Saad Tarazi ce l’ha fatta, è cittadino italiano. La vicenda personale del giovane palestinese era balzata agli onori delle cronache nel 2012. Saad arriva da Gaza ed è in Italia dal 2004, vive nel Centro Botticelli di Lissone e non riusciva ad ottenere la cittadinanza italiana che avrebbe consentito, oltre che di diventare italiano a tutti gli effetti, anche di lavorare all’estero, pagando però le tasse per lo stato italiano. Nel 2008, ha ottenuto lo status di rifugiato, e nel 2010 ha presentato domanda per ottenere la cittadinanza.
Ma perché questa venga concessa occorre conteggiare cinque anni dalla data di riconoscimento dell’asilo politico, oppure dieci anni dalla data del primo permesso di soggiorno. In pratica, anche se vive in Italia dal 2004, avendo lo status di rifugiato da soli quattro anni, non poteva avere la cittadinanza. Un cavillo burocratico che gli ha impedito di svolgere il lavoro che gli era stato offerto da un’importante azienda orafa svizzera. Saad aveva scritto alla Prefettura di Milano per rivalutare il suo caso, e anche all’ex presidente Giorgio Napolitano. Nulla. Sino a lunedì 2 febbraio.
Quando, raggiunti finalmente i termini di legge, Saad è stato ricevuto dal sindaco di Lissone, Concetta Monguzzi, che gli ha concesso la cittadinanza italiana. Voleva avere la cittadinanza italiana a tutti i costi, non chiedeva nient’altro. Un sogno che si è avverato. E che gli consentirà anche di andare a riabbracciare i suoi parenti che vivono in Australia che da anni, a causa dello status di rifugiato, non può vedere. E senza cittadinanza all’estero Saad non poteva lavorare.
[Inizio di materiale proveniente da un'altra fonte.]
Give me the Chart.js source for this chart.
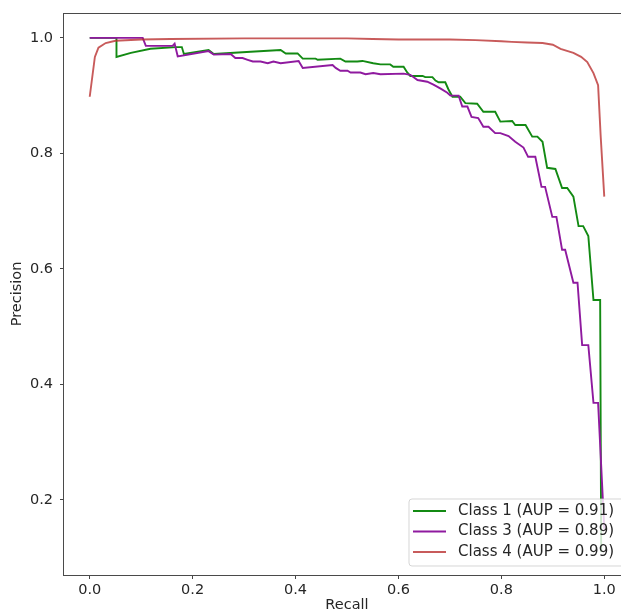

Un grave danno per un laureato in tecniche orafe, come lui, ricercato soprattutto per incarichi fuori dall’Italia.
Qual è stato il primo pensiero una volta avuta la cittadinanza? « È stato un momento bellissimo, molto emozionante quando ho detto “giuro di essere fedele alla Repubblica e di osservare la Costituzione e le leggi dello Stato”. Non so come descrivere questo momento, il mio primo pensiero è andato alla mia famiglia e a tutte le persone che sono state vicine a me in questi anni» afferma.
E ora? «Andrò a trovare la mia famiglia in Australia, da 12 anni non vedo nessuno di loro». Lascerà l’Italia? «Per il momento resto in Italia, ho fatto la domanda di lavoro un’altra volta in Svizzera e se mi accentano vado a vivere a Como, se non accettano andrò altrove».